If I hold RMB assets abroad, what can I actually do with them? Can I sell when I want? Move funds freely? Rebalance without friction? Capital controls make the answers uncertain, and that uncertainty makes holding RMB risky. Even when trade is settled in renminbi, ownership has remained fragile.
The digital yuan takes a different route.
Instead of internationalising ownership, China is internationalising use. The e-yuan allows RMB liquidity to operate inside a digital infrastructure where the rules are explicit and enforced by design: who can hold balances, how much can be held, for what purpose, and when conversion is allowed.
That shift changes the risk that matters. The problem is no longer exit risk (whether I can get out), but duration risk: whether I can safely hold liquidity between transactions without being forced to convert immediately.
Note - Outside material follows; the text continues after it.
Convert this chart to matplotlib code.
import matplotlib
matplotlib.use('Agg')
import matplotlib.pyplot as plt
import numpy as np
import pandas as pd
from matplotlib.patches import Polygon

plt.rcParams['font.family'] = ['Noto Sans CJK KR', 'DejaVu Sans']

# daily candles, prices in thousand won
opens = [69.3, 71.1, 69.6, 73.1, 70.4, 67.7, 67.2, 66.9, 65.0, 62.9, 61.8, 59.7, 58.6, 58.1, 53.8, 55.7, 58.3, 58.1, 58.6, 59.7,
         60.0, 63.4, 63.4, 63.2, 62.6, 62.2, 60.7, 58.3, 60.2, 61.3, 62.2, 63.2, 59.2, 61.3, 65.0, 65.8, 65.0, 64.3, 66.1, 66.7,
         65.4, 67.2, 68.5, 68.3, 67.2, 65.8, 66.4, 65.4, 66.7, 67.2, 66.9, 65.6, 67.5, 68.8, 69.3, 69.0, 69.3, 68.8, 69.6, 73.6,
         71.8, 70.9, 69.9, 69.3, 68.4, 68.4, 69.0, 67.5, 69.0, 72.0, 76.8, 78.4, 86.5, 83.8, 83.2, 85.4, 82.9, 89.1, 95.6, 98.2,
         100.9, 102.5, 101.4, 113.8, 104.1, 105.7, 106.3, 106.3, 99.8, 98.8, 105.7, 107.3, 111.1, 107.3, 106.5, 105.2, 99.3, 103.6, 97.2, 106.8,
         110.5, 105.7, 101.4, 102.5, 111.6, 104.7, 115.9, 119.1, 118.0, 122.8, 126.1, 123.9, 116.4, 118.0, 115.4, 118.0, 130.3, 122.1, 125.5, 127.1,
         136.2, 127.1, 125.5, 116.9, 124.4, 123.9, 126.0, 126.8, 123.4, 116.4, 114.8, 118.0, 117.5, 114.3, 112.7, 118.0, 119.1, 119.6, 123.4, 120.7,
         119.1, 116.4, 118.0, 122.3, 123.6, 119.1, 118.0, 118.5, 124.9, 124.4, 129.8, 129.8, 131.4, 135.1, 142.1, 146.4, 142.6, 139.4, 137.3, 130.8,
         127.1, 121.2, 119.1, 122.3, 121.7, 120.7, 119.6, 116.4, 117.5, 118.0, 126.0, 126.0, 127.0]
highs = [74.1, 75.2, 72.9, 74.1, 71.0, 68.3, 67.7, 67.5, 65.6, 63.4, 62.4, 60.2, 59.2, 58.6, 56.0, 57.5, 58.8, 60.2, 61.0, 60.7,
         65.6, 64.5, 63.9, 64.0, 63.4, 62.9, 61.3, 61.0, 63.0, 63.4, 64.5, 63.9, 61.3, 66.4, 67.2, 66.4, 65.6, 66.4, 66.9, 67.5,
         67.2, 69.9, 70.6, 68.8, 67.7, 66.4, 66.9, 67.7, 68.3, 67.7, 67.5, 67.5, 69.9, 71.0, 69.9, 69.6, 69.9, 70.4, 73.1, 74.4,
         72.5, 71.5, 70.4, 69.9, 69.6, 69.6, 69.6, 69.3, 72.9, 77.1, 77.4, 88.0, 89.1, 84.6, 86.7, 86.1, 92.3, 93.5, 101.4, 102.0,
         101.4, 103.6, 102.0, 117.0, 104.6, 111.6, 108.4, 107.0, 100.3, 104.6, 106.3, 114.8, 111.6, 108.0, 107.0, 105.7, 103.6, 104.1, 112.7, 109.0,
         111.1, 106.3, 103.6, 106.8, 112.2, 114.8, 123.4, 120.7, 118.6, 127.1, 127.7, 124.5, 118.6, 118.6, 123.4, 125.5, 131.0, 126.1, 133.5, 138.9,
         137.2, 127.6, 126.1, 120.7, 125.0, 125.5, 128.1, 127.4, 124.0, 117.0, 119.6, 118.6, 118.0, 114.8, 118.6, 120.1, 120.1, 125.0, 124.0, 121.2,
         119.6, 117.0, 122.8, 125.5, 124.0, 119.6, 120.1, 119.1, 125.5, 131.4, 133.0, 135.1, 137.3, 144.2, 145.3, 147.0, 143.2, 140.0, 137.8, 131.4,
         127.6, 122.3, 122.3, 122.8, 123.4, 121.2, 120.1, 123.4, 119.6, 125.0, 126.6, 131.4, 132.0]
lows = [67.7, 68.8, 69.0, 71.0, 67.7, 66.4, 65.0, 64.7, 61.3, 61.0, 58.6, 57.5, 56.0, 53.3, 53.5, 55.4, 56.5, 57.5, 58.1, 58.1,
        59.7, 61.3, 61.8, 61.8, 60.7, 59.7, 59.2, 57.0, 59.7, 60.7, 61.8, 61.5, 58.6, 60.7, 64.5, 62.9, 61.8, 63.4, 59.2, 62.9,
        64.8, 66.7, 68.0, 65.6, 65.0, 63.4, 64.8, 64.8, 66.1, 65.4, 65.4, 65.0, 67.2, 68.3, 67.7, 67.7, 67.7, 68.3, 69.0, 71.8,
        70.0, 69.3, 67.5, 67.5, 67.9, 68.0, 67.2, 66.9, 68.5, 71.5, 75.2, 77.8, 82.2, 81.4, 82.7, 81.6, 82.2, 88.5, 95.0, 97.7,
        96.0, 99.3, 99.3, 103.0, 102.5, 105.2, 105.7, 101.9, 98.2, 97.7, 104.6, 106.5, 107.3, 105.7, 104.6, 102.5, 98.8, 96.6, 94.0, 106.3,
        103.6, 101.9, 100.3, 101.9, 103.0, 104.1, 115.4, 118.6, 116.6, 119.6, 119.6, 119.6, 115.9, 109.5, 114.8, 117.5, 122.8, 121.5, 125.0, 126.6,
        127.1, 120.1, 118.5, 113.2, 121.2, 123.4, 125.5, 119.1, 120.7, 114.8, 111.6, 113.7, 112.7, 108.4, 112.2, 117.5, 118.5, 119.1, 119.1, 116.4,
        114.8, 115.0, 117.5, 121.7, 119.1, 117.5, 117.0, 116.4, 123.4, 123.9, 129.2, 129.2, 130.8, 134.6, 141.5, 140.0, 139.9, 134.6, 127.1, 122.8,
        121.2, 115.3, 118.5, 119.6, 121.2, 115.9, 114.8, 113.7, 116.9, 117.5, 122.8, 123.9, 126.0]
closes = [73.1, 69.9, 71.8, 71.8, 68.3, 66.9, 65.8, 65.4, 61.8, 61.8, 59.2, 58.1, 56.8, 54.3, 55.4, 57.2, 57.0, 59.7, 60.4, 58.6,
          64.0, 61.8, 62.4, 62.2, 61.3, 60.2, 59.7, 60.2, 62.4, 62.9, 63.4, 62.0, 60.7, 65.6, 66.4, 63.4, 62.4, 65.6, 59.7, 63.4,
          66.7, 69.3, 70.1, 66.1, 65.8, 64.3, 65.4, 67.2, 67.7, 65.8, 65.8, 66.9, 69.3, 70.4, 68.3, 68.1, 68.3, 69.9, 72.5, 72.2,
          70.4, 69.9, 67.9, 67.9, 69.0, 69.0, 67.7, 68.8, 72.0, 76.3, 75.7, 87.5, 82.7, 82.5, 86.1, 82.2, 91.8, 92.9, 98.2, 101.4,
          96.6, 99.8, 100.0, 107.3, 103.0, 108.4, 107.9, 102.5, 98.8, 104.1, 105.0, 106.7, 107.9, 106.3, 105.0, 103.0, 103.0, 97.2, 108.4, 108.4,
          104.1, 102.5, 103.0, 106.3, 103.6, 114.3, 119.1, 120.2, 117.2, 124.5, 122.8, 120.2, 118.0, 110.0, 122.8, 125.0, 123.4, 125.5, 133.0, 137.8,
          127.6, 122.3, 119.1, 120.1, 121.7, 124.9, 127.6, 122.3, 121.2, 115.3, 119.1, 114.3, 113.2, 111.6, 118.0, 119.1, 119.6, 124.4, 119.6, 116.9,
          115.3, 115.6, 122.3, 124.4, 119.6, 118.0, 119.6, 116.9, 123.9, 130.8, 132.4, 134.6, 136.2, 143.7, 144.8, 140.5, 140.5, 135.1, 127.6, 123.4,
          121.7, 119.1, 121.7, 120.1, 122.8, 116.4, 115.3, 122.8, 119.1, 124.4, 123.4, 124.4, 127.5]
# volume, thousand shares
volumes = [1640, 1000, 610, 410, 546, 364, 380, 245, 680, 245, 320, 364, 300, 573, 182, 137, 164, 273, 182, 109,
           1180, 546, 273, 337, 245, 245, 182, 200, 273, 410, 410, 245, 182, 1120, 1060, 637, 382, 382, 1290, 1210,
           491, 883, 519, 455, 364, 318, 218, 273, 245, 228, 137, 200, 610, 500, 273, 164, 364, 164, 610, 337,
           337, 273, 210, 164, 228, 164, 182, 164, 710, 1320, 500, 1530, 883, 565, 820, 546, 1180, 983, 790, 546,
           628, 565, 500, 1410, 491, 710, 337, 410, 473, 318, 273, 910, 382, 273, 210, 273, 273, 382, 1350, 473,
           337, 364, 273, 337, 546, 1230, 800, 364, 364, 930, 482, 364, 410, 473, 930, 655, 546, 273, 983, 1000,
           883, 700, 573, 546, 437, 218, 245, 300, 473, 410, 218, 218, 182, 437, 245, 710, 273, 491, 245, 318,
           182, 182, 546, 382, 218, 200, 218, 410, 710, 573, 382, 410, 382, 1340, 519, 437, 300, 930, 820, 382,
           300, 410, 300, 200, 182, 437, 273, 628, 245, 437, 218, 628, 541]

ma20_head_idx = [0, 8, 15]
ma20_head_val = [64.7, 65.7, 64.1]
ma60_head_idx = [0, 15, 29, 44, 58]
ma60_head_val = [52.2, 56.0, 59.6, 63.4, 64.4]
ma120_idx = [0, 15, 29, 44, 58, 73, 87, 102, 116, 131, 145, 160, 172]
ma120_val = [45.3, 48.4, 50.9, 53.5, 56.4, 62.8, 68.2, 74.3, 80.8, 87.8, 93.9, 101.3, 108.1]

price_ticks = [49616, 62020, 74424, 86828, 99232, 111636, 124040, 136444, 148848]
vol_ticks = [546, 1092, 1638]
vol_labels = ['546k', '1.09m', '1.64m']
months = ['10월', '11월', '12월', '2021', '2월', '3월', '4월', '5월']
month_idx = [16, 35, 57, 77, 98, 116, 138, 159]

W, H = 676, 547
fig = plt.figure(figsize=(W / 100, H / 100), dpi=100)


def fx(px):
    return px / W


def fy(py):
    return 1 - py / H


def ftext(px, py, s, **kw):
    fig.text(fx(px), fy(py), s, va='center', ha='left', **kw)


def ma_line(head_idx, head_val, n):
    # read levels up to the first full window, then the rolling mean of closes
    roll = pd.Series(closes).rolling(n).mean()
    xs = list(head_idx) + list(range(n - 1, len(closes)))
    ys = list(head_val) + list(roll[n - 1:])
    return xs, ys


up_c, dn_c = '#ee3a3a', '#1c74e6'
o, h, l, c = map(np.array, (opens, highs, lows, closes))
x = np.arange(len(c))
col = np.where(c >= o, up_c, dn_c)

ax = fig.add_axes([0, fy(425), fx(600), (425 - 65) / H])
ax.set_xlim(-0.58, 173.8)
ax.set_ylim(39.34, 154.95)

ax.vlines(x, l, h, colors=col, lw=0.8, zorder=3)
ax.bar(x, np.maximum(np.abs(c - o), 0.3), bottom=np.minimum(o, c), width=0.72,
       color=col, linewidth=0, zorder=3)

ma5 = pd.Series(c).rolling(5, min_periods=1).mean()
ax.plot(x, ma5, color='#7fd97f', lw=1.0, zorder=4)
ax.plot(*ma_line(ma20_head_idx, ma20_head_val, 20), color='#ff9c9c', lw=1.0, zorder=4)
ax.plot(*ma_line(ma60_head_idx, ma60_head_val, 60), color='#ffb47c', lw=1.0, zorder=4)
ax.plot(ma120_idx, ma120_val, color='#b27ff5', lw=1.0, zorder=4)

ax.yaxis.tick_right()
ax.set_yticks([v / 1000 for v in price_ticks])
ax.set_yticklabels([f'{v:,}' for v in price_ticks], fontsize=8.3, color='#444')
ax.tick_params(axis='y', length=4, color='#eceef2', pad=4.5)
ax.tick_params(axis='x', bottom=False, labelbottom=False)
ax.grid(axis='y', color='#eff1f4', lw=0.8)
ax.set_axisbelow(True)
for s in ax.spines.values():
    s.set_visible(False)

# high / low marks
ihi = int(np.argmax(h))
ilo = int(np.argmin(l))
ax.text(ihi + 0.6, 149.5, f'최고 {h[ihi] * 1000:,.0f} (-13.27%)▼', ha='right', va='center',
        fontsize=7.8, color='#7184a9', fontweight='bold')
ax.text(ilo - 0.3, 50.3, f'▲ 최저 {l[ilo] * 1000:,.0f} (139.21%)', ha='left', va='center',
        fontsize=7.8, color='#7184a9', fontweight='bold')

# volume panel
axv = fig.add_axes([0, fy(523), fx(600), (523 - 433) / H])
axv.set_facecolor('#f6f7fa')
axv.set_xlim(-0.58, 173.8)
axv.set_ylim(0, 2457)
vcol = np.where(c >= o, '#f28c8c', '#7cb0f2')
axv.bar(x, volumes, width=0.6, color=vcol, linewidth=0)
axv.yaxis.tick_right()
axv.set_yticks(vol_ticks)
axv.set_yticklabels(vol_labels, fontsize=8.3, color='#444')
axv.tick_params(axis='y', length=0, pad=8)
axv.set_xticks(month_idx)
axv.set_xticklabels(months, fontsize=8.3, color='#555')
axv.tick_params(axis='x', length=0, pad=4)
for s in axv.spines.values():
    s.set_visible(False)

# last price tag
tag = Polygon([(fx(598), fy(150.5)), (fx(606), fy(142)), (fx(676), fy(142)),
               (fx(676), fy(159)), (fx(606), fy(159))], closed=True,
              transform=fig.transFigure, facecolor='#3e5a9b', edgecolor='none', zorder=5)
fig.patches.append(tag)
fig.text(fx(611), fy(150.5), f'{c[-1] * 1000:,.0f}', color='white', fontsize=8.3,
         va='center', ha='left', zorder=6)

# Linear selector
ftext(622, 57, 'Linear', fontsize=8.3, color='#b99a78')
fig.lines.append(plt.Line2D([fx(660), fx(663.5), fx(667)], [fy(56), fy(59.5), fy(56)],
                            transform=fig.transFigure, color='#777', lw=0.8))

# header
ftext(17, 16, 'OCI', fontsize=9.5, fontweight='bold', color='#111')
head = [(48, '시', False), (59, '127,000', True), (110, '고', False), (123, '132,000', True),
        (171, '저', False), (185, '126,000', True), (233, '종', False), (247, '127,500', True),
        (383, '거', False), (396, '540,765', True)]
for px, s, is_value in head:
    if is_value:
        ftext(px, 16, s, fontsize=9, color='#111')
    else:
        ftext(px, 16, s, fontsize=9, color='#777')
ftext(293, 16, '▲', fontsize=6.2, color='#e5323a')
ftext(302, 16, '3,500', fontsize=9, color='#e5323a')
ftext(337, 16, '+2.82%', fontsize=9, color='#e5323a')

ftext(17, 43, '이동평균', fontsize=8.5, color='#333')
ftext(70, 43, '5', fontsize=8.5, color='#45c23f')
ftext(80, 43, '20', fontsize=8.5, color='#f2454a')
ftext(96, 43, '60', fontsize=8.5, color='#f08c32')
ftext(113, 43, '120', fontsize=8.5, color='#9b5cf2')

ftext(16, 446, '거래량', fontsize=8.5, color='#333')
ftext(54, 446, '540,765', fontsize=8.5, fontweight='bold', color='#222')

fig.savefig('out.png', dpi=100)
This is where the interest-bearing design that has been just announced by the People's Bank of China (see Nikkei Asia) becomes important. By paying interest on e-yuan balances, the People’s Bank of China aims to make those balances usable and durable, supporting working capital and trade corridors without requiring full convertibility. Liquidity stays not because assets are freely tradable, but because the system itself is predictable.
This is internationalisation without convertibility: money spreading through infrastructure rather than open capital markets. It sounds contradictory, but it is precisely the experiment China is running with the digital yuan.
In my latest piece for the Herald Collection, I explain what the e-yuan is, why convertibility mattered historically, what changes with digital infrastructure, what is the role of the mBridge initiative, the importance of interest-bearing design as durability, and the geopolitical implications:
***The Digital Yuan and the New Geography of Monetary Power (*in Korean and English, no paywall).
It won’t replace the dollar. But it may make the dollar less necessary in specific corridors, offering a different kind of monetary power.